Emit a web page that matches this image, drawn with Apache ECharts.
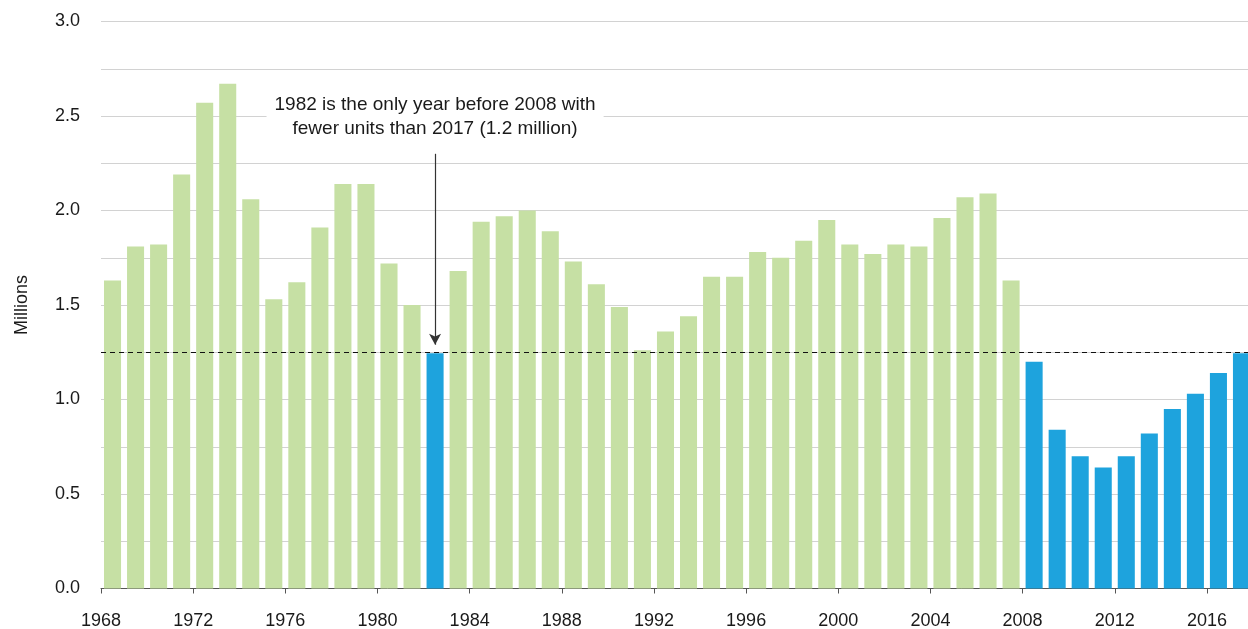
<!DOCTYPE html>
<html>
<head>
<meta charset="utf-8">
<script src="https://cdn.jsdelivr.net/npm/echarts@6/dist/echarts.min.js"></script>
<style>
  html, body { margin: 0; padding: 0; background: #ffffff; }
  #chart { width: 1248px; height: 629px; }
</style>
</head>
<body>
<div id="chart"></div>
<script>
// ---- data ----
const years = [
  1968, 1969, 1970, 1971, 1972, 1973, 1974, 1975, 1976, 1977,
  1978, 1979, 1980, 1981, 1982, 1983, 1984, 1985, 1986, 1987,
  1988, 1989, 1990, 1991, 1992, 1993, 1994, 1995, 1996, 1997,
  1998, 1999, 2000, 2001, 2002, 2003, 2004, 2005, 2006, 2007,
  2008, 2009, 2010, 2011, 2012, 2013, 2014, 2015, 2016, 2017
];
const units = [
  1.63, 1.81, 1.82, 2.19, 2.57, 2.67, 2.06, 1.53, 1.62, 1.91,
  2.14, 2.14, 1.72, 1.50, 1.245, 1.68, 1.94, 1.97, 2.00, 1.89,
  1.73, 1.61, 1.49, 1.26, 1.36, 1.44, 1.65, 1.65, 1.78, 1.75,
  1.84, 1.95, 1.82, 1.77, 1.82, 1.81, 1.96, 2.07, 2.09, 1.63,
  1.20, 0.84, 0.70, 0.64, 0.70, 0.82, 0.95, 1.03, 1.14, 1.245
];
const highlightYears = [1982, 2008, 2009, 2010, 2011, 2012, 2013, 2014, 2015, 2016, 2017];
const yTickLabels = ['0.0', '0.5', '1.0', '1.5', '2.0', '2.5', '3.0'];
const referenceYear = 2017;
const annotatedYear = 1982;
const annotationText = '1982 is the only year before 2008 with\nfewer units than 2017 (1.2 million)';
const arrowFrom = 2.30;
const arrowTo = 1.29;

const GREEN = '#c6e0a4';
const BLUE = '#1ea3dd';
const FONT = 'Liberation Sans, Arial, Helvetica, sans-serif';

const refValue = units[years.indexOf(referenceYear)];

const chart = echarts.init(document.getElementById('chart'), null, { renderer: 'canvas' });

const option = {
  animation: false,
  backgroundColor: '#ffffff',
  grid: {
    left: 101, width: 1152, top: 21.5, bottom: 40.5,
    containLabel: false,
    outerBoundsMode: 'none'
  },
  xAxis: [
    {
      type: 'category',
      data: years.map(String),
      boundaryGap: true,
      show: false,
      position: 'top'
    },
    {
      type: 'value',
      min: 1968,
      max: 2018,
      interval: 4,
      position: 'bottom',
      axisLine: { show: true, lineStyle: { color: '#555555', width: 1 } },
      axisTick: { show: true, length: 5, lineStyle: { color: '#555555' } },
      splitLine: { show: false },
      axisLabel: {
        show: true,
        margin: 24,
        color: '#1a1a1a',
        fontFamily: FONT,
        fontSize: 18,
        showMaxLabel: false,
        formatter: v => String(v)
      }
    }
  ],
  yAxis: {
    type: 'value',
    min: 0,
    max: 3,
    interval: 0.25,
    name: 'Millions',
    nameLocation: 'middle',
    nameGap: 70,
    nameRotate: 90,
    nameTextStyle: { color: '#1a1a1a', fontFamily: FONT, fontSize: 18 },
    axisLine: { show: false },
    axisTick: { show: false },
    splitLine: { show: true, lineStyle: { color: '#d2d2d2', width: 1 } },
    axisLabel: {
      margin: 21,
      color: '#1a1a1a',
      fontFamily: FONT,
      fontSize: 18,
      formatter: v => {
        const idx = Math.round(v / 0.5);
        return Math.abs(v - idx * 0.5) < 1e-9 ? yTickLabels[idx] : '';
      }
    }
  },
  series: [
    {
      type: 'bar',
      xAxisIndex: 0,
      yAxisIndex: 0,
      barCategoryGap: '26%',
      data: units.map((v, i) => ({
        value: v,
        itemStyle: { color: highlightYears.includes(years[i]) ? BLUE : GREEN }
      })),
      markLine: {
        silent: true,
        animation: false,
        z: 10,
        symbol: ['none', 'none'],
        data: [
          {
            yAxis: refValue,
            lineStyle: { type: [5, 4], color: '#111111', width: 1.2 },
            label: { show: false }
          },
          [
            {
              coord: [String(annotatedYear), arrowFrom],
              symbol: 'none',
              lineStyle: { type: 'solid', color: '#333333', width: 1.2 },
              label: {
                show: true,
                position: 'start',
                distance: 11,
                formatter: annotationText,
                color: '#1a1a1a',
                fontFamily: FONT,
                fontSize: 19,
                lineHeight: 24,
                align: 'center',
                backgroundColor: '#ffffff',
                padding: [2, 8, 2, 8]
              }
            },
            {
              coord: [String(annotatedYear), arrowTo],
              symbol: 'arrow',
              symbolSize: [9, 11]
            }
          ]
        ]
      }
    }
  ]
};

chart.setOption(option);
</script>
</body>
</html>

----

Task instructions:
Quote the data exactly, leaving every image out of the copy.

Task output:
Emit a web page that matches this image, drawn with Apache ECharts.
<!DOCTYPE html>
<html>
<head>
<meta charset="utf-8">
<script src="https://cdn.jsdelivr.net/npm/echarts@6/dist/echarts.min.js"></script>
<style>
  html, body { margin: 0; padding: 0; background: #ffffff; }
  #chart { width: 1248px; height: 629px; }
</style>
</head>
<body>
<div id="chart"></div>
<script>
// ---- data ----
const years = [
  1968, 1969, 1970, 1971, 1972, 1973, 1974, 1975, 1976, 1977,
  1978, 1979, 1980, 1981, 1982, 1983, 1984, 1985, 1986, 1987,
  1988, 1989, 1990, 1991, 1992, 1993, 1994, 1995, 1996, 1997,
  1998, 1999, 2000, 2001, 2002, 2003, 2004, 2005, 2006, 2007,
  2008, 2009, 2010, 2011, 2012, 2013, 2014, 2015, 2016, 2017
];
const units = [
  1.63, 1.81, 1.82, 2.19, 2.57, 2.67, 2.06, 1.53, 1.62, 1.91,
  2.14, 2.14, 1.72, 1.50, 1.245, 1.68, 1.94, 1.97, 2.00, 1.89,
  1.73, 1.61, 1.49, 1.26, 1.36, 1.44, 1.65, 1.65, 1.78, 1.75,
  1.84, 1.95, 1.82, 1.77, 1.82, 1.81, 1.96, 2.07, 2.09, 1.63,
  1.20, 0.84, 0.70, 0.64, 0.70, 0.82, 0.95, 1.03, 1.14, 1.245
];
const highlightYears = [1982, 2008, 2009, 2010, 2011, 2012, 2013, 2014, 2015, 2016, 2017];
const yTickLabels = ['0.0', '0.5', '1.0', '1.5', '2.0', '2.5', '3.0'];
const referenceYear = 2017;
const annotatedYear = 1982;
const annotationText = '1982 is the only year before 2008 with\nfewer units than 2017 (1.2 million)';
const arrowFrom = 2.30;
const arrowTo = 1.29;

const GREEN = '#c6e0a4';
const BLUE = '#1ea3dd';
const FONT = 'Liberation Sans, Arial, Helvetica, sans-serif';

const refValue = units[years.indexOf(referenceYear)];

const chart = echarts.init(document.getElementById('chart'), null, { renderer: 'canvas' });

const option = {
  animation: false,
  backgroundColor: '#ffffff',
  grid: {
    left: 101, width: 1152, top: 21.5, bottom: 40.5,
    containLabel: false,
    outerBoundsMode: 'none'
  },
  xAxis: [
    {
      type: 'category',
      data: years.map(String),
      boundaryGap: true,
      show: false,
      position: 'top'
    },
    {
      type: 'value',
      min: 1968,
      max: 2018,
      interval: 4,
      position: 'bottom',
      axisLine: { show: true, lineStyle: { color: '#555555', width: 1 } },
      axisTick: { show: true, length: 5, lineStyle: { color: '#555555' } },
      splitLine: { show: false },
      axisLabel: {
        show: true,
        margin: 24,
        color: '#1a1a1a',
        fontFamily: FONT,
        fontSize: 18,
        showMaxLabel: false,
        formatter: v => String(v)
      }
    }
  ],
  yAxis: {
    type: 'value',
    min: 0,
    max: 3,
    interval: 0.25,
    name: 'Millions',
    nameLocation: 'middle',
    nameGap: 70,
    nameRotate: 90,
    nameTextStyle: { color: '#1a1a1a', fontFamily: FONT, fontSize: 18 },
    axisLine: { show: false },
    axisTick: { show: false },
    splitLine: { show: true, lineStyle: { color: '#d2d2d2', width: 1 } },
    axisLabel: {
      margin: 21,
      color: '#1a1a1a',
      fontFamily: FONT,
      fontSize: 18,
      formatter: v => {
        const idx = Math.round(v / 0.5);
        return Math.abs(v - idx * 0.5) < 1e-9 ? yTickLabels[idx] : '';
      }
    }
  },
  series: [
    {
      type: 'bar',
      xAxisIndex: 0,
      yAxisIndex: 0,
      barCategoryGap: '26%',
      data: units.map((v, i) => ({
        value: v,
        itemStyle: { color: highlightYears.includes(years[i]) ? BLUE : GREEN }
      })),
      markLine: {
        silent: true,
        animation: false,
        z: 10,
        symbol: ['none', 'none'],
        data: [
          {
            yAxis: refValue,
            lineStyle: { type: [5, 4], color: '#111111', width: 1.2 },
            label: { show: false }
          },
          [
            {
              coord: [String(annotatedYear), arrowFrom],
              symbol: 'none',
              lineStyle: { type: 'solid', color: '#333333', width: 1.2 },
              label: {
                show: true,
                position: 'start',
                distance: 11,
                formatter: annotationText,
                color: '#1a1a1a',
                fontFamily: FONT,
                fontSize: 19,
                lineHeight: 24,
                align: 'center',
                backgroundColor: '#ffffff',
                padding: [2, 8, 2, 8]
              }
            },
            {
              coord: [String(annotatedYear), arrowTo],
              symbol: 'arrow',
              symbolSize: [9, 11]
            }
          ]
        ]
      }
    }
  ]
};

chart.setOption(option);
</script>
</body>
</html>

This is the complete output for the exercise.